Patricia Radelet-de Grave fera un exposé portant sur la notion de fonction spécifiquement chez Leibniz et chez Johann Bernoulli
Jeudi 30 novembre 2017 : La révolution des Big Data et le rôle des probabilités
Il ne s’agira pas vraiment de parler du fond scientifique et technique, mais du ressenti d’un changement de civilisation par l’intervention des probabilités dans des procédures de calcul, comme par exemple la recherche des communautés dans un graphe.
Jeudi 7 décembre 2017 : la révolution infinitésimale
Le passage à l’infinitésimal est un des must de l’historiographie, mais elle a suivi des pistes très différentes, jusqu’à l’analyse non standard. Moins que l’explication épistémologique à la Léon Brunschvicg, ou à la façon de Comte, ici il s’agira d’envisager l’infinitésimal comme un récit, car il tend joliment aujourd’hui à devenir romancé.
Jeudi 14 décembre 2017 : La contribution de Fourier en physique mathématique est-elle une révolution ?
On peut penser que Fourier, qui publie la Théorie analytique de la chaleur en 1822, réalise une révolution en juxtaposant dans une même œuvre l’experimental philosophy qui fit les beaux jours de la Royal Society à sa fondation, le cartésianisme analytique en physique, et le sens de la formule mathématique qui fait sens conceptuel issu de d’Alembert. Ce serait en gros le point de vue de Comte. On peut au contraire estimer qu’il réalise une sorte d’achèvement du long terme de la notion de fonction arbitraire (qui joue un tel rôle dans ses démonstrations sur les séries et intégrales éponymes). Quant à Fourier lui-même il estime apporter la même révolution que celle de Newton avec l’attraction universelle.

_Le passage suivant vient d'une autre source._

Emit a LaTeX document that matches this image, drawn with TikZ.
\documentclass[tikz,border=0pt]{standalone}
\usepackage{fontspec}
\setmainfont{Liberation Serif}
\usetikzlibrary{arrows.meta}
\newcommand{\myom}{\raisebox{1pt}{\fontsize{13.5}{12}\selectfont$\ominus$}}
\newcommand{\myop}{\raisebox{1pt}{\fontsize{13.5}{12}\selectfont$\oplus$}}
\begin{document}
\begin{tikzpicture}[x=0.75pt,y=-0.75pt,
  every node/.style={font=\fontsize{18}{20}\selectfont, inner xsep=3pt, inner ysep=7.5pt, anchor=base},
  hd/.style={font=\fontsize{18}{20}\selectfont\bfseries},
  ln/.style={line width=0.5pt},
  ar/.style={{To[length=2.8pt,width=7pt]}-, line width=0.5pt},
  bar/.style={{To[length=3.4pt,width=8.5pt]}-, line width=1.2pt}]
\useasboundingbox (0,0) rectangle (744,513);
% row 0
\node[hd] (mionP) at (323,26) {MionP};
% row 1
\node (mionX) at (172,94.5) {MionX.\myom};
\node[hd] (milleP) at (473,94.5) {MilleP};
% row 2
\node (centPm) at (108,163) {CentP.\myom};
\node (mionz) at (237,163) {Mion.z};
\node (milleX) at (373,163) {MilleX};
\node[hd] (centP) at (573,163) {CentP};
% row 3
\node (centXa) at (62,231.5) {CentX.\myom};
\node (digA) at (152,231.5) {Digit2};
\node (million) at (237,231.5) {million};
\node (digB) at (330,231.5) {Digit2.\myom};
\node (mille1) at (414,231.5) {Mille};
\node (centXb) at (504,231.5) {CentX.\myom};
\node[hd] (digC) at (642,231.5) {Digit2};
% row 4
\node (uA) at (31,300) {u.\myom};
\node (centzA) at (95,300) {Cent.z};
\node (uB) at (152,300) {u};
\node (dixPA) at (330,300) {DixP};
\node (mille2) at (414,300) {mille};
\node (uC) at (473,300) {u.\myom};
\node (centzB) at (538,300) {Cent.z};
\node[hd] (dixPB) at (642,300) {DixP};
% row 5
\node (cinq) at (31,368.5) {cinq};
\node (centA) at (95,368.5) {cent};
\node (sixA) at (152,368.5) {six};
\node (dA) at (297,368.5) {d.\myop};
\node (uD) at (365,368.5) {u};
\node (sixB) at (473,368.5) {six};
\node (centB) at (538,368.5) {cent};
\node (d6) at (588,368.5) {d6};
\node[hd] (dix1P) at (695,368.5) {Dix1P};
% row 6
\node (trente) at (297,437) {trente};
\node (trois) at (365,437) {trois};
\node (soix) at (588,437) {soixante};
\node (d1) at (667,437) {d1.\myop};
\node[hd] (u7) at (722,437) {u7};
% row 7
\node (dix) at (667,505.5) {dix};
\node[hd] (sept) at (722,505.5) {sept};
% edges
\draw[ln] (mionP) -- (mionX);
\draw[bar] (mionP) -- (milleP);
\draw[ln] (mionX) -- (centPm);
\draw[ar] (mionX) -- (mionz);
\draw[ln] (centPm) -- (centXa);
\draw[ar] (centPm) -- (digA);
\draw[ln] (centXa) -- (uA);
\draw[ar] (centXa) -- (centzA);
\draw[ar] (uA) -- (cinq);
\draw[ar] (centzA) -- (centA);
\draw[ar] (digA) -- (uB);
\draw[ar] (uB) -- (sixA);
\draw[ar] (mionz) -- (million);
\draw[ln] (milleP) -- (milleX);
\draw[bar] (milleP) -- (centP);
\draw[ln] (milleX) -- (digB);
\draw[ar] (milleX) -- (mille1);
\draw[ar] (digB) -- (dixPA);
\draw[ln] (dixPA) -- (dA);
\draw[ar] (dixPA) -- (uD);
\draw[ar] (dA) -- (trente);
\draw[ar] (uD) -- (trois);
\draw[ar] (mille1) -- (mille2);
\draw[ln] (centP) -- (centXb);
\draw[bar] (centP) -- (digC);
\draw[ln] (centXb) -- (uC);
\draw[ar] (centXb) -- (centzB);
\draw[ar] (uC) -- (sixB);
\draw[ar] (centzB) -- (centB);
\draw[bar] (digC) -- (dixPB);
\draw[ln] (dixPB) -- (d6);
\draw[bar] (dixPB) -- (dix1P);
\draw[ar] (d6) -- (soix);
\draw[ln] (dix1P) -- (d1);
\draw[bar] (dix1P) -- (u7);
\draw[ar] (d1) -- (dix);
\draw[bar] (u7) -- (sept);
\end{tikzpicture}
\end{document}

Jeudi 11 janvier 2017 : La révolution quantique
Patricia Radelet-de Grave interviendra sur le thème de Weyl et l’invention de l’invariance de jauge.
Révolution et continuisme chez von Neumann en 1932 dans les Fondements mathématiques de la mécanique quantique et en particulier postérité de Fourier dans cette mécanique quantique ainsi mathématisée
Jeudi 18 janvier 2018 : La révolution relativiste
Discussion sur l’historiographie également prolifique concernant Einstein, et Patricia Radelet interviendra pour situer Einstein et Poincaré
Jeudi 25 janvier 2018 : La révolution logique
Patricia Radelet-de Grave évoquera la réponse négative apportée par Turing à Hilbert.
La postérité de Turing
Suivi et validation pour le master : Bi/mensuel annuel (24 h = 6 ECTS)

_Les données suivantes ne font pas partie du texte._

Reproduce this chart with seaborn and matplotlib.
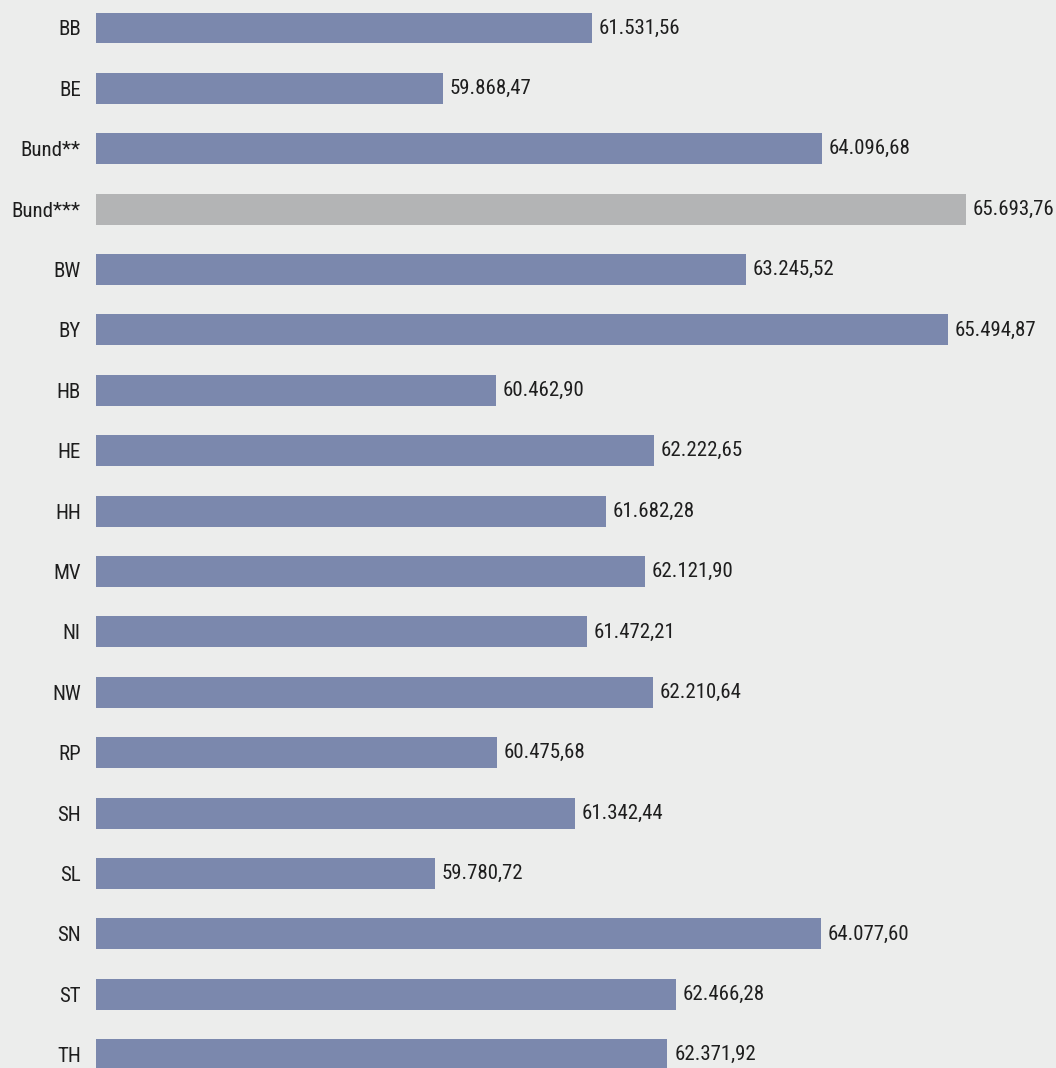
import matplotlib
matplotlib.use("Agg")
import matplotlib.pyplot as plt
import matplotlib.font_manager as fm
import seaborn as sns
import pandas as pd

# Werte (Euro), Reihenfolge wie im Original
laender = ["BB", "BE", "Bund**", "Bund***", "BW", "BY", "HB", "HE", "HH",
           "MV", "NI", "NW", "RP", "SH", "SL", "SN", "ST", "TH"]
werte = [61531.56, 59868.47, 64096.68, 65693.76, 63245.52, 65494.87, 60462.90,
         62222.65, 61682.28, 62121.90, 61472.21, 62210.64, 60475.68, 61342.44,
         59780.72, 64077.60, 62466.28, 62371.92]
gruppe = ["Bund***" if l == "Bund***" else "Land" for l in laender]

BG = "#ECEDEC"
BLAU = "#7B88AD"
GRAU = "#B3B4B5"

sns.set_theme(style="white")
names = {f.name for f in fm.fontManager.ttflist}
family = "DejaVu Sans"
for cand in ["Liberation Sans Narrow", "Roboto Condensed", "Open Sans Condensed", "Lato"]:
    if cand in names:
        family = cand
        break
plt.rcParams["font.family"] = [family, "DejaVu Sans"]

df = pd.DataFrame({"land": laender, "wert": werte, "gruppe": gruppe})


def de_format(v):
    s = f"{v:,.2f}"
    return s.replace(",", "X").replace(".", ",").replace("X", ".")


fig = plt.figure(figsize=(10.56, 10.68), dpi=100, facecolor=BG)
ax = fig.add_axes([96 / 1056, 0, 960 / 1056, 1])
ax.set_facecolor(BG)

sns.barplot(data=df, y="land", x="wert", hue="gruppe",
            palette={"Land": BLAU, "Bund***": GRAU}, orient="h",
            width=0.513, dodge=False, legend=False, ax=ax, saturation=1,
            linewidth=0)

ax.set_xlim(56007, 66700)
ax.set_ylim(17.22, -0.4636)

for i, v in enumerate(werte):
    ax.text(v + 75, i, de_format(v), va="center", ha="left",
            fontsize=15, color="#1e1e1e")

ax.set_xlabel("")
ax.set_ylabel("")
ax.set_xticks([])
ax.tick_params(axis="y", length=0, pad=11, labelsize=15, labelcolor="#1e1e1e")
for sp in ax.spines.values():
    sp.set_visible(False)

fig.savefig("out.png", dpi=100, facecolor=BG)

Domaine de l'affiche : Histoire - Histoire des sciences
Intitulés généraux :
Renseignements :
renseignements généraux : formation.hsts(at)ehess.fr, tél. : 01 40 79 80 01, ou sur le site internet du centre Alexandre-Koyré.
Direction de travaux d'étudiants :
sur rendez-vous, pris auprès de Jean Dhombres, par courriel ou tél. : 01 40 78 26 45
Adresse(s) électronique(s) de contact : jean.dhombres(at)cnrs.fr
Le thème des révolutions scientifiques est une création de l’historiographie et doit beaucoup à Alexandre Koyré, qui la met au singulier. Thomas Kuhn en fit un usage structurel et du coup la conception d’un développement scientifique en des termes de ruptures, justifiant pour l’historien de pouvoir ignorer des périodes différentes, donc de se spécialiser, puisqu’il n’y aurait pas au fond de véritables filiations, et l’impossibilité même des postérités. Cet enfermement correspond à une professionnalisation de l’histoire des sciences, et à son éloignement même de la science. On a ainsi oublié les efforts de Tannery pour évoquer un déclin de la science grecque au sein même de l’époque dite brillante, les descriptions d’une science carolingienne, ou d’une renaissance du XIIe siècle, sans parler des efforts sur la science chinoise au temps des Song et des Yuan, et du déclin ultérieur. Quasi naturellement des réactions furent opposées à une vision aussi scandée de l’histoire, prenant parfois la forme d’une division de cette histoire entre un point de vue qui serait celui des sciences de la vie en continuité parfaite et celui provenant des sciences du formel et de la matière, en permanente refonte. En un séminaire hebdomadaire au premier semestre, l’objectif a été d’exposer différentes formulations de l’historiographie en les confrontant à des contextes précis, en se débarrassant des « lois de l’histoire » ou des « paradigmes », pour distinguer des régimes de scientificité, lesquels tiennent à des dynamiques culturelles, sociales et économiques, qu’ils peuvent aussi bien influencer. Ce qui est une tentative de retrouver au sein de l’histoire la force de l’épistémologie historique. On est parti de la révolution grecque et de ce qui s’appelle la crise des irrationnelles, puis envisagé successivement la révolution algébrique, la révolution des quantités et de leurs variations, la révolution galiléenne, la révolution du physico-mathématique, la révolution infinitésimale, la révolution quantique vue par le mathématicien von Neumann, jusqu’à la révolution des Big Data.